— Direction —
Below are the records; give again exactly the lines from the one containing "Reproduce this chart" through the one containing "linewidth=0, zorder=3)", leaving out pictures.

..........

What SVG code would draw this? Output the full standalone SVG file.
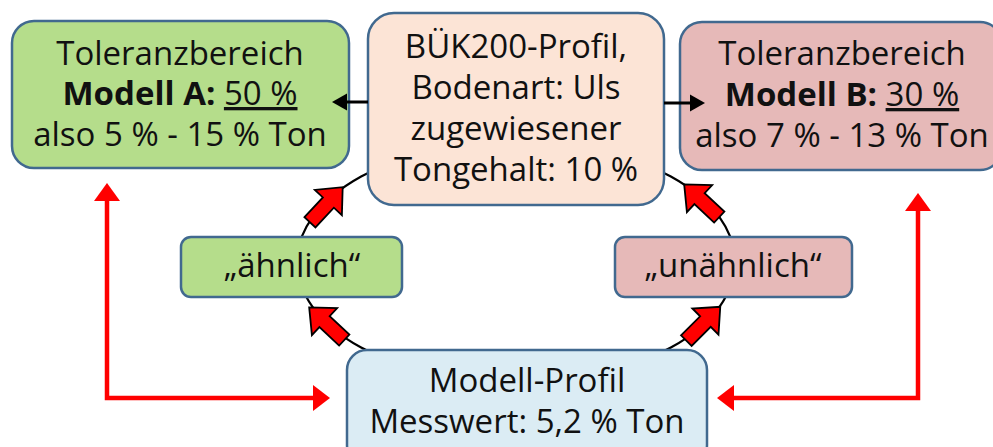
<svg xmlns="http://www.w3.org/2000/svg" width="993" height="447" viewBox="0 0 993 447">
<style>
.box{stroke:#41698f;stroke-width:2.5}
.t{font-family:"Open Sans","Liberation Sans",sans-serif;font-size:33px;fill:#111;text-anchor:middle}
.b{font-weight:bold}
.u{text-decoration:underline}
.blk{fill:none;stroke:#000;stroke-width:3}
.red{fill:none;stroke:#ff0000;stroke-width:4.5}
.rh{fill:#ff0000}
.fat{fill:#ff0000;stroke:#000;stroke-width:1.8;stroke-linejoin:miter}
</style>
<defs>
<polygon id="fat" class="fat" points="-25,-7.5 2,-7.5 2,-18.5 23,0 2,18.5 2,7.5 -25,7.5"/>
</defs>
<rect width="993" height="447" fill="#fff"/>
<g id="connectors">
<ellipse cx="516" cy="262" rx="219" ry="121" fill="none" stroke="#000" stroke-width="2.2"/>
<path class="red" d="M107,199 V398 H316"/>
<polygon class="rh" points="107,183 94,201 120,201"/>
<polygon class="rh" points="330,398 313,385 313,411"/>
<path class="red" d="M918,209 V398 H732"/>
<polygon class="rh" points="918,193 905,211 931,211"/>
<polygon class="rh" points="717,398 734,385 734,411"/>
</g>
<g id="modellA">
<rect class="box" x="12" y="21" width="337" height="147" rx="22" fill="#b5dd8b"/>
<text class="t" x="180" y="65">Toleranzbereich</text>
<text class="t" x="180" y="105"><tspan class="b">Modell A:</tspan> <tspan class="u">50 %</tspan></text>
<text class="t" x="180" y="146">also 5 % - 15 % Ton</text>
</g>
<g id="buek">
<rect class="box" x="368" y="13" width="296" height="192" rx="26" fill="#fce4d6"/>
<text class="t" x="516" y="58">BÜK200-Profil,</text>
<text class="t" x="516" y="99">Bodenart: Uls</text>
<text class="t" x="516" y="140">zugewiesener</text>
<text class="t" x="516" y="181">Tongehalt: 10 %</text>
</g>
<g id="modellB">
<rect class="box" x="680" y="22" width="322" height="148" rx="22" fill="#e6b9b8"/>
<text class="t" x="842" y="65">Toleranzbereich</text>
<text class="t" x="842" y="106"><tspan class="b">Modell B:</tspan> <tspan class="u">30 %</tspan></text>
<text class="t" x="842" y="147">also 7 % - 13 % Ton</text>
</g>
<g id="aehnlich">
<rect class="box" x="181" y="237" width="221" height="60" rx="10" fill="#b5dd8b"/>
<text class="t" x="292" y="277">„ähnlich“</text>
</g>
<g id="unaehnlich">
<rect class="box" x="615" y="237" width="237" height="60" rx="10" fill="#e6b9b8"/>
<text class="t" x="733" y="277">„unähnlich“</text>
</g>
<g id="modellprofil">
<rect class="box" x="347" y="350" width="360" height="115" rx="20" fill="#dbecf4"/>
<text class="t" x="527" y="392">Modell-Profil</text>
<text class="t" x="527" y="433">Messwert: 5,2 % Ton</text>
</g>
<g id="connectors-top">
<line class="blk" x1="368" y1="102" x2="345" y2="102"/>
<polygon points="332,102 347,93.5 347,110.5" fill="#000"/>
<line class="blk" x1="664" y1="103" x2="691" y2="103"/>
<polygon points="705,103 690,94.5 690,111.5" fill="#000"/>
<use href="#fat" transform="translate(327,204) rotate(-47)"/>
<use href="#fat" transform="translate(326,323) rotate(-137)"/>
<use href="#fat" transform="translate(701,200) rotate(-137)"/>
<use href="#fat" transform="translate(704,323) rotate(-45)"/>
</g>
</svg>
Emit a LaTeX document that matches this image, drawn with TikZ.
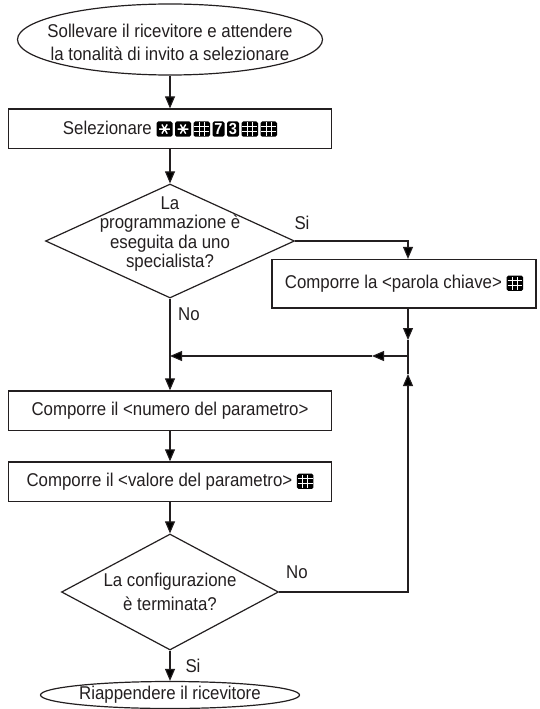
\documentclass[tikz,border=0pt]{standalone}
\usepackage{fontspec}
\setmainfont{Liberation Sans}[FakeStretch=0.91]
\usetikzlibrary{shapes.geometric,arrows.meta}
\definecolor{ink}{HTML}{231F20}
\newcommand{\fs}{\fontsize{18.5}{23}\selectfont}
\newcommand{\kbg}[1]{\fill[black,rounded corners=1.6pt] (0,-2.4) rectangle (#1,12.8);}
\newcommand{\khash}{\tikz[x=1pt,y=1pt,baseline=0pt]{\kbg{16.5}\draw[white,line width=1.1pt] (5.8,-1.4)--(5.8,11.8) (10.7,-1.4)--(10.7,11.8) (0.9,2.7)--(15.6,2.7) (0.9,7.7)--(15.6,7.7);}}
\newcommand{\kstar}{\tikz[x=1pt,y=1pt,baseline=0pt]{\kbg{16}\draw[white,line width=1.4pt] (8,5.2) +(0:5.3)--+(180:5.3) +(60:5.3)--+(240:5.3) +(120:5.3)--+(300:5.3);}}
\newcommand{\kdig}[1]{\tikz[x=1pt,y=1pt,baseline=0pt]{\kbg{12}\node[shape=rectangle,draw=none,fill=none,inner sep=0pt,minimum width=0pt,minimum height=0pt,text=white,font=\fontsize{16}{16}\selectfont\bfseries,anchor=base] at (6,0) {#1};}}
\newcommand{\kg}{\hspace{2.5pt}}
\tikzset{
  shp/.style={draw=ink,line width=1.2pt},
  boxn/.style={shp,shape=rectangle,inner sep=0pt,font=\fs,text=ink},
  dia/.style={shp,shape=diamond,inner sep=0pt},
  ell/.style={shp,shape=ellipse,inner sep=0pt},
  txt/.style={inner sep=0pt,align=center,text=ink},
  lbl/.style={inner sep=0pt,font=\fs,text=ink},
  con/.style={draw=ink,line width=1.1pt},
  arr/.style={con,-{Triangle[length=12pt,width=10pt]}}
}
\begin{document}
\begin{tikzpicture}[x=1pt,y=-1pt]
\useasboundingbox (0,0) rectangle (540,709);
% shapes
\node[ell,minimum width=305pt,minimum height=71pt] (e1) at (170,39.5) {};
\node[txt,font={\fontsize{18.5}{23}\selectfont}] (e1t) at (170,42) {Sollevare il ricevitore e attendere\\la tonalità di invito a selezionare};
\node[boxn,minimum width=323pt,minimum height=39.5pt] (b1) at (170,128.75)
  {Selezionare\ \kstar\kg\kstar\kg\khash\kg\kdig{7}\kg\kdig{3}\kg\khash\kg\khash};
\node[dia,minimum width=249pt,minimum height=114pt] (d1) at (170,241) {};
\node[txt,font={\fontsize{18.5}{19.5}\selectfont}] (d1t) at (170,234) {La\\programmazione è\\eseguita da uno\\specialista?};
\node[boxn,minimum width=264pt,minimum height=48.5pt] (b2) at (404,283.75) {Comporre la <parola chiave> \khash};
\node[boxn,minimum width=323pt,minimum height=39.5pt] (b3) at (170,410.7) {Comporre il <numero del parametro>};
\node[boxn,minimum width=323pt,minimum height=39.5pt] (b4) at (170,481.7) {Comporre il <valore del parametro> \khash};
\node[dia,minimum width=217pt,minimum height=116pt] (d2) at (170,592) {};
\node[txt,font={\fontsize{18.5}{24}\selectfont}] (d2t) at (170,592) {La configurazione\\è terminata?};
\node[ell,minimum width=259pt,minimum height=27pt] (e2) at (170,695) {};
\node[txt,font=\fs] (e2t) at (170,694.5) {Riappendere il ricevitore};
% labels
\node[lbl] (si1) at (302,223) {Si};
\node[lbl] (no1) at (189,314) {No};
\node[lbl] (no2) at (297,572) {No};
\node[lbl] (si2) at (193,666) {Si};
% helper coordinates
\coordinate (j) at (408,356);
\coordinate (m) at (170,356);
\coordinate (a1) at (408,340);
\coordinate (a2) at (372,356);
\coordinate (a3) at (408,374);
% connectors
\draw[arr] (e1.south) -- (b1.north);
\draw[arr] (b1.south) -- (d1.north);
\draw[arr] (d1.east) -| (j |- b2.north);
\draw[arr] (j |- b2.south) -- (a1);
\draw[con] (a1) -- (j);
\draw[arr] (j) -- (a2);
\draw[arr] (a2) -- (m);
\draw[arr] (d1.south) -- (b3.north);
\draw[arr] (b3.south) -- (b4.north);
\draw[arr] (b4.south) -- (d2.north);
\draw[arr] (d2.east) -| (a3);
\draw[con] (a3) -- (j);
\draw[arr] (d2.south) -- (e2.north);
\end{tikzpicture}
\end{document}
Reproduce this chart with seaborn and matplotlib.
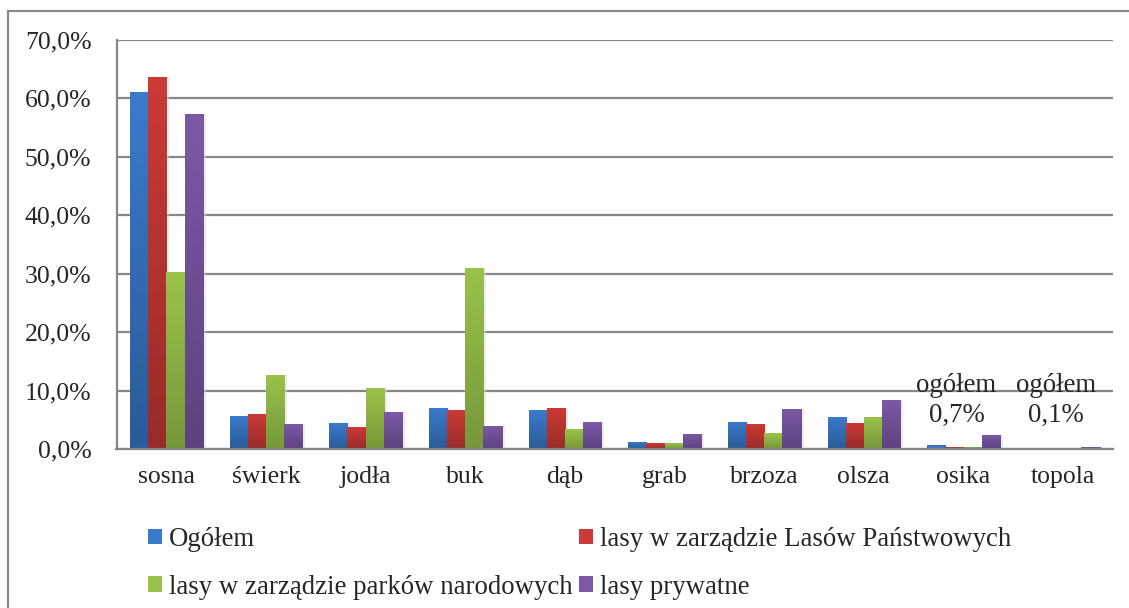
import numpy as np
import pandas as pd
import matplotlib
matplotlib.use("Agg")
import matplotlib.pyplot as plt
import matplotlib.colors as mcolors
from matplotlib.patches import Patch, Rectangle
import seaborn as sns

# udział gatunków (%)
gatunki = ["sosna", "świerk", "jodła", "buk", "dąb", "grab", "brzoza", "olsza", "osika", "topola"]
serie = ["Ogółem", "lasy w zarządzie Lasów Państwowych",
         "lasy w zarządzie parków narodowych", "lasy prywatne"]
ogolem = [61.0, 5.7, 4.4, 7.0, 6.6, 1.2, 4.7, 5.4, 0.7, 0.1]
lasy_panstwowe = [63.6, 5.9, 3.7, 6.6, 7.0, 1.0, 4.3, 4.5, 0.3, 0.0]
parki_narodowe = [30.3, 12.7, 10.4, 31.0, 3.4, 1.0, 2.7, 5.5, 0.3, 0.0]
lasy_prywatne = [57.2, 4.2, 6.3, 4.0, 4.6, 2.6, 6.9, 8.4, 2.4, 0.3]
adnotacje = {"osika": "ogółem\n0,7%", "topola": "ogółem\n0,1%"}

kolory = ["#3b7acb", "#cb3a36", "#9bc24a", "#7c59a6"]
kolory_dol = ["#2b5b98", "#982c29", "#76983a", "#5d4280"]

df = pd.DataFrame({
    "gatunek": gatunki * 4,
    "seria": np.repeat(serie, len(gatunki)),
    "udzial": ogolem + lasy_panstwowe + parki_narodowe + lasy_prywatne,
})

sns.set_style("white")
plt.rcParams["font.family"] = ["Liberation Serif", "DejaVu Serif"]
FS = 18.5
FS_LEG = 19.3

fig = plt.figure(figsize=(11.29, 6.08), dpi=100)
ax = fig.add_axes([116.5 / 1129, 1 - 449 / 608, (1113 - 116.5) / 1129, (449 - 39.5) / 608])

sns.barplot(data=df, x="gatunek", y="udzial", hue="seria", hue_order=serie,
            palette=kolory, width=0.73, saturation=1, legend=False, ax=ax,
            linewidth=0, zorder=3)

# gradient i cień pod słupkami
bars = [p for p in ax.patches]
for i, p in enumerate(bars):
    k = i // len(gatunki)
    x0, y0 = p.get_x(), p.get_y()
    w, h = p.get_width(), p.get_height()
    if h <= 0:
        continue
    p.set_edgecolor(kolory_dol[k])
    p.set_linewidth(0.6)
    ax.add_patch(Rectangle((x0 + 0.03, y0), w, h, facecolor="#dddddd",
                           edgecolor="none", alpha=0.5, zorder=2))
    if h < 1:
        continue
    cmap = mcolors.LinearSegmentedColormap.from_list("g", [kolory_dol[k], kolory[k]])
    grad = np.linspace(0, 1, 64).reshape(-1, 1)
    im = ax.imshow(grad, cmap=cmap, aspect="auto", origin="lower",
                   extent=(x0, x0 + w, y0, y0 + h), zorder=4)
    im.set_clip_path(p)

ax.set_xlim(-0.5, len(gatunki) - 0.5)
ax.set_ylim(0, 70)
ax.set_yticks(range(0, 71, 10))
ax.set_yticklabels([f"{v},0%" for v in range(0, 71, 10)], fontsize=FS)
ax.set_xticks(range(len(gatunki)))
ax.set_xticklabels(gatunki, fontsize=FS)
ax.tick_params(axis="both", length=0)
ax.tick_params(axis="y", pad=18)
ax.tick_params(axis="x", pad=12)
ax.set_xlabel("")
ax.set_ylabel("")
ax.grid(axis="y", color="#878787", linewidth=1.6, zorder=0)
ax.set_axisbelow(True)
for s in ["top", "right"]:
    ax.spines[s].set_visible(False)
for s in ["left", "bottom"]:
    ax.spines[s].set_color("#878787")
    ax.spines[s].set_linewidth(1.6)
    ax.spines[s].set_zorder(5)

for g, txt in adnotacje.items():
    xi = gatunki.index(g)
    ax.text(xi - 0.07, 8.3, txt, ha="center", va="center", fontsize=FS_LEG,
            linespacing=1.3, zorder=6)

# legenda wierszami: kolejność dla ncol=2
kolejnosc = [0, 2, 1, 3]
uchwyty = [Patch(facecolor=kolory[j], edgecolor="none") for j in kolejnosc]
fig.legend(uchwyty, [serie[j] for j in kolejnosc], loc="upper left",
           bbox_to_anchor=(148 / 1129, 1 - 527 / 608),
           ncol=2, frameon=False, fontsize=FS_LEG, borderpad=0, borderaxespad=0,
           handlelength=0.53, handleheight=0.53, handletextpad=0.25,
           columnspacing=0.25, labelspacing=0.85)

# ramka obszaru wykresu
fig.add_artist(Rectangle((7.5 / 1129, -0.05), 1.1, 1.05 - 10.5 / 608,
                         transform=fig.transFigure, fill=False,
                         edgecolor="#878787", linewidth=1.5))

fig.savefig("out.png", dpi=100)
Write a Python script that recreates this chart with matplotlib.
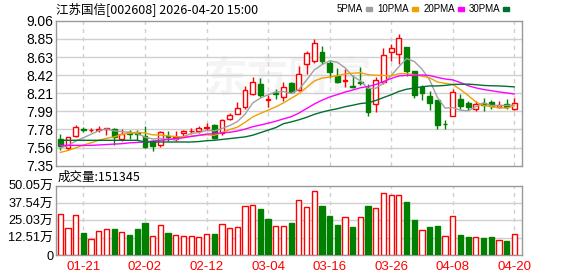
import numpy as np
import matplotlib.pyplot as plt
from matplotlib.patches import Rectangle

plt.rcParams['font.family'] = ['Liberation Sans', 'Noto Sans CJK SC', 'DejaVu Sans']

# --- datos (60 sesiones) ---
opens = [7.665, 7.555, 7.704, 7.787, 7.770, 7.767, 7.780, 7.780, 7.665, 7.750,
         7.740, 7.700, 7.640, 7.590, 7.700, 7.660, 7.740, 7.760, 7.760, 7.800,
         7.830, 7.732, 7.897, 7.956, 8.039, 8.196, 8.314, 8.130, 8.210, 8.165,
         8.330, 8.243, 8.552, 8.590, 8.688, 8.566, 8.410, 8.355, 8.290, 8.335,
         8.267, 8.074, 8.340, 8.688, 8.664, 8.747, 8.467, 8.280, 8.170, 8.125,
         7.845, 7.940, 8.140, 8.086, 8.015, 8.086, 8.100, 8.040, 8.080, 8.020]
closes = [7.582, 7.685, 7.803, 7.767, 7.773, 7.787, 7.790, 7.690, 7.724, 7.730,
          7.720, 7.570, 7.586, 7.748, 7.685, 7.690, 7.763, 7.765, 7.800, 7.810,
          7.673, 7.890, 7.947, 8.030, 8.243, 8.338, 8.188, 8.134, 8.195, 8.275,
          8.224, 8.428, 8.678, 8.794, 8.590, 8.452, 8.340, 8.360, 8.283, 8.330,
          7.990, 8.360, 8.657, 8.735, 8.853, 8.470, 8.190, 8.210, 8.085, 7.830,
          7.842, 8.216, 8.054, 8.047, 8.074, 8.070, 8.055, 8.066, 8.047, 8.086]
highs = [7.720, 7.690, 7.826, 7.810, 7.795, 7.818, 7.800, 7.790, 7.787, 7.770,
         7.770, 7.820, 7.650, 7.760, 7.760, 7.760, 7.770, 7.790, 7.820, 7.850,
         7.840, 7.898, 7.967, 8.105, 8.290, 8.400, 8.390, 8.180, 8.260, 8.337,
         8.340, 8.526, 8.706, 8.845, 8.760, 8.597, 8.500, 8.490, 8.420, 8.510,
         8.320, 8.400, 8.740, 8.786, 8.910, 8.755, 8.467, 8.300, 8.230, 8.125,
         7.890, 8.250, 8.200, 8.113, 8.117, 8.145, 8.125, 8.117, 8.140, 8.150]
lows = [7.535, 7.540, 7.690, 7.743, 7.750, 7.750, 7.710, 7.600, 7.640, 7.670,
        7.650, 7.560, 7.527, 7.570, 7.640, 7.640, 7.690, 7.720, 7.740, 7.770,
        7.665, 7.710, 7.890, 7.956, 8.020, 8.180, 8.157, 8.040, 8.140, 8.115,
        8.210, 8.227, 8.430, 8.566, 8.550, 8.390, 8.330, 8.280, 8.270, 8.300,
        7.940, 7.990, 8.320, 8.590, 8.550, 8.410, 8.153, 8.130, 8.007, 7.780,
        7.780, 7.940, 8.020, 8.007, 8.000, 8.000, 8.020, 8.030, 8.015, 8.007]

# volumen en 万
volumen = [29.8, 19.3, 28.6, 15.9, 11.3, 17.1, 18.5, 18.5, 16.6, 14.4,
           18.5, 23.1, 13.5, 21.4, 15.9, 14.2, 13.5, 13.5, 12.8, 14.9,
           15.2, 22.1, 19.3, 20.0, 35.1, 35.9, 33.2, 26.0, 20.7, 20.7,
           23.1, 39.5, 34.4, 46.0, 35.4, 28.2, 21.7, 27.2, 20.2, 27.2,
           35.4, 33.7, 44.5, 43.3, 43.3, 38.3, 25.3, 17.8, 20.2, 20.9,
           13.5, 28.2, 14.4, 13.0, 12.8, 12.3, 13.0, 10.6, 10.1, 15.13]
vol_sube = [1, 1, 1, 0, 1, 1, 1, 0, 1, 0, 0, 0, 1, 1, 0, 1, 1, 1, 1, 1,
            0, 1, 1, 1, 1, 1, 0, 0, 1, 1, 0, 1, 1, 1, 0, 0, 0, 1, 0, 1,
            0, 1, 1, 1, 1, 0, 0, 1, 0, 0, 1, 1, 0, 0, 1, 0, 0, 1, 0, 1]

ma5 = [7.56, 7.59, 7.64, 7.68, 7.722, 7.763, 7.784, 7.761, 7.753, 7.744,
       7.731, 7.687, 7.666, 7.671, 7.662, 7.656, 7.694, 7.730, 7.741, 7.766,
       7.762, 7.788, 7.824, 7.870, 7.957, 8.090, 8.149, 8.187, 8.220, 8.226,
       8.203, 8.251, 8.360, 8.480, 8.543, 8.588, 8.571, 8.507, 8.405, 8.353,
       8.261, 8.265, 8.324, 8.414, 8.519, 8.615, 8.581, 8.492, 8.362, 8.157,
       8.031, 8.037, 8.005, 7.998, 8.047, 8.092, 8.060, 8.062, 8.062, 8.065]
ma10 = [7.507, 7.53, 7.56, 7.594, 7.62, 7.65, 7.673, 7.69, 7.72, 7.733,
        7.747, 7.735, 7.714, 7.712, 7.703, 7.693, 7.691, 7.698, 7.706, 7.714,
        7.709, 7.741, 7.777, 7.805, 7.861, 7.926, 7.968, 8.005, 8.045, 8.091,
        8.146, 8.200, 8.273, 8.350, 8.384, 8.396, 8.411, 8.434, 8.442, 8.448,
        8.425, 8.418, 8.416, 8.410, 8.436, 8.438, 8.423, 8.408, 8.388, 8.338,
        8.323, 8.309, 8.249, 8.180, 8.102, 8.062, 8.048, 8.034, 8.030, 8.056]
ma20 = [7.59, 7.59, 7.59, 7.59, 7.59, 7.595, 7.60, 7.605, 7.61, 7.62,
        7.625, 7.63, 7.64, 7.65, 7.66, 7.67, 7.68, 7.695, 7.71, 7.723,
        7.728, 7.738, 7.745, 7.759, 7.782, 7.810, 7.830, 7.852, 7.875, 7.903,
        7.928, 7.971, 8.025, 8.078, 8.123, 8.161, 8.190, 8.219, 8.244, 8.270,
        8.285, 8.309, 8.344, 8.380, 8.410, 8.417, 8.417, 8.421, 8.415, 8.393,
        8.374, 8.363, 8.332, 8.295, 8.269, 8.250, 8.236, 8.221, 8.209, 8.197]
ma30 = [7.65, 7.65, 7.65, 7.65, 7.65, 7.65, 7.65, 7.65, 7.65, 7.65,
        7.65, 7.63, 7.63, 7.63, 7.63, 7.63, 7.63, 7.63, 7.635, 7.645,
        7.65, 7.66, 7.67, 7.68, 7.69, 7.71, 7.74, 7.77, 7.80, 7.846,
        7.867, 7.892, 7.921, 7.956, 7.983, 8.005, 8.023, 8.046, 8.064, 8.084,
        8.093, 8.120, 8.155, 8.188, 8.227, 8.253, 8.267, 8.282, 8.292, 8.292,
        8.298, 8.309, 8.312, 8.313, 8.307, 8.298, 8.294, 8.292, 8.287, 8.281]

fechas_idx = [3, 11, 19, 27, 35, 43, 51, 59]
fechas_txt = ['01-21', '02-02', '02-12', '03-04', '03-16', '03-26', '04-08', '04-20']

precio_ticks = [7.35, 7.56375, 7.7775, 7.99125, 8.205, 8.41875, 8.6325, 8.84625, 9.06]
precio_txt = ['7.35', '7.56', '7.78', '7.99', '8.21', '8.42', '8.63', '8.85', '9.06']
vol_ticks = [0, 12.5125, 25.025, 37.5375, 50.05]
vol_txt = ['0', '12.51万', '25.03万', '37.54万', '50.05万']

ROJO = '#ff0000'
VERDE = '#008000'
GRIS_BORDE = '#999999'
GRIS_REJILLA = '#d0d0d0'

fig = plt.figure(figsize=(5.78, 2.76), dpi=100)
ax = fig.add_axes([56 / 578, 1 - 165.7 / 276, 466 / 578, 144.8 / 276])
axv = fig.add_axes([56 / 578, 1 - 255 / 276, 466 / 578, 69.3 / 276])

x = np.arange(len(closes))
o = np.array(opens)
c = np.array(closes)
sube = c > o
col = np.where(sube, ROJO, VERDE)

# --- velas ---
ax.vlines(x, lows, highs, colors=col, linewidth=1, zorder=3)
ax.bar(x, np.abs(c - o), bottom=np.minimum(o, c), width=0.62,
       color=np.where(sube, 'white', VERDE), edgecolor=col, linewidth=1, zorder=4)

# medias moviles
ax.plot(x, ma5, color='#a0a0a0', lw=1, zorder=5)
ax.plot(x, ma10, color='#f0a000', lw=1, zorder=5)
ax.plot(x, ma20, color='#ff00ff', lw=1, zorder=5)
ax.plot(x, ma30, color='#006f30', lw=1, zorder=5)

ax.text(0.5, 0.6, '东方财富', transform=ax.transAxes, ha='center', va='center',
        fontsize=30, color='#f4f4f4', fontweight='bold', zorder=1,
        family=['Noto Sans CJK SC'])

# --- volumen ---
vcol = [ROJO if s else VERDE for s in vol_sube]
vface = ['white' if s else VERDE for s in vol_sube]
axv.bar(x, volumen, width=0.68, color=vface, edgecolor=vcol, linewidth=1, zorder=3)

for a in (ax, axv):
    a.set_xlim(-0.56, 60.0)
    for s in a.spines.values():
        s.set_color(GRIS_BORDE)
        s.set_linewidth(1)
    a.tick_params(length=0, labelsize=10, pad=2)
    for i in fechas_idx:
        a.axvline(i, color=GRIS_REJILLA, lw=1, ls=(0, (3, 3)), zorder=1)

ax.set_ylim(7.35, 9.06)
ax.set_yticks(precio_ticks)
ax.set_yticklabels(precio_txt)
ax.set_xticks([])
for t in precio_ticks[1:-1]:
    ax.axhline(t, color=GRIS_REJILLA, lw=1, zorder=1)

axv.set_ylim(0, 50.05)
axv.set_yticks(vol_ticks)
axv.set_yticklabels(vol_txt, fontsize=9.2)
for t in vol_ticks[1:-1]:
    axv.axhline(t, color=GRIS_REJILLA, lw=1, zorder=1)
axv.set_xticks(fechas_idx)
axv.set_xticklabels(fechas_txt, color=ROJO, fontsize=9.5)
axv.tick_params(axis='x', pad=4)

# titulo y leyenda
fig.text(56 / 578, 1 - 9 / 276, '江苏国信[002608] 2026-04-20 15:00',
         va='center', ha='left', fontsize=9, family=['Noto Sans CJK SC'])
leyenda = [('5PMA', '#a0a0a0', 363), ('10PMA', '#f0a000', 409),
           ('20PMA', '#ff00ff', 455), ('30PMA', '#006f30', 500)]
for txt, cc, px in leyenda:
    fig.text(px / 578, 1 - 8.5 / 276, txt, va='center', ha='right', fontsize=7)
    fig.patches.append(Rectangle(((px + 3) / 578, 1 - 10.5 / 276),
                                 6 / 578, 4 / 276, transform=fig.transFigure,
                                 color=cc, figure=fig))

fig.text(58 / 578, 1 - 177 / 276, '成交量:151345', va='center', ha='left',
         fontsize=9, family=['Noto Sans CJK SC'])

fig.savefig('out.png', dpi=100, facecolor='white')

..........

— The completed task —
Reproduce this chart with seaborn and matplotlib.
import numpy as np
import pandas as pd
import matplotlib
matplotlib.use("Agg")
import matplotlib.pyplot as plt
import matplotlib.colors as mcolors
from matplotlib.patches import Patch, Rectangle
import seaborn as sns

# udział gatunków (%)
gatunki = ["sosna", "świerk", "jodła", "buk", "dąb", "grab", "brzoza", "olsza", "osika", "topola"]
serie = ["Ogółem", "lasy w zarządzie Lasów Państwowych",
         "lasy w zarządzie parków narodowych", "lasy prywatne"]
ogolem = [61.0, 5.7, 4.4, 7.0, 6.6, 1.2, 4.7, 5.4, 0.7, 0.1]
lasy_panstwowe = [63.6, 5.9, 3.7, 6.6, 7.0, 1.0, 4.3, 4.5, 0.3, 0.0]
parki_narodowe = [30.3, 12.7, 10.4, 31.0, 3.4, 1.0, 2.7, 5.5, 0.3, 0.0]
lasy_prywatne = [57.2, 4.2, 6.3, 4.0, 4.6, 2.6, 6.9, 8.4, 2.4, 0.3]
adnotacje = {"osika": "ogółem\n0,7%", "topola": "ogółem\n0,1%"}

kolory = ["#3b7acb", "#cb3a36", "#9bc24a", "#7c59a6"]
kolory_dol = ["#2b5b98", "#982c29", "#76983a", "#5d4280"]

df = pd.DataFrame({
    "gatunek": gatunki * 4,
    "seria": np.repeat(serie, len(gatunki)),
    "udzial": ogolem + lasy_panstwowe + parki_narodowe + lasy_prywatne,
})

sns.set_style("white")
plt.rcParams["font.family"] = ["Liberation Serif", "DejaVu Serif"]
FS = 18.5
FS_LEG = 19.3

fig = plt.figure(figsize=(11.29, 6.08), dpi=100)
ax = fig.add_axes([116.5 / 1129, 1 - 449 / 608, (1113 - 116.5) / 1129, (449 - 39.5) / 608])

sns.barplot(data=df, x="gatunek", y="udzial", hue="seria", hue_order=serie,
            palette=kolory, width=0.73, saturation=1, legend=False, ax=ax,
            linewidth=0, zorder=3)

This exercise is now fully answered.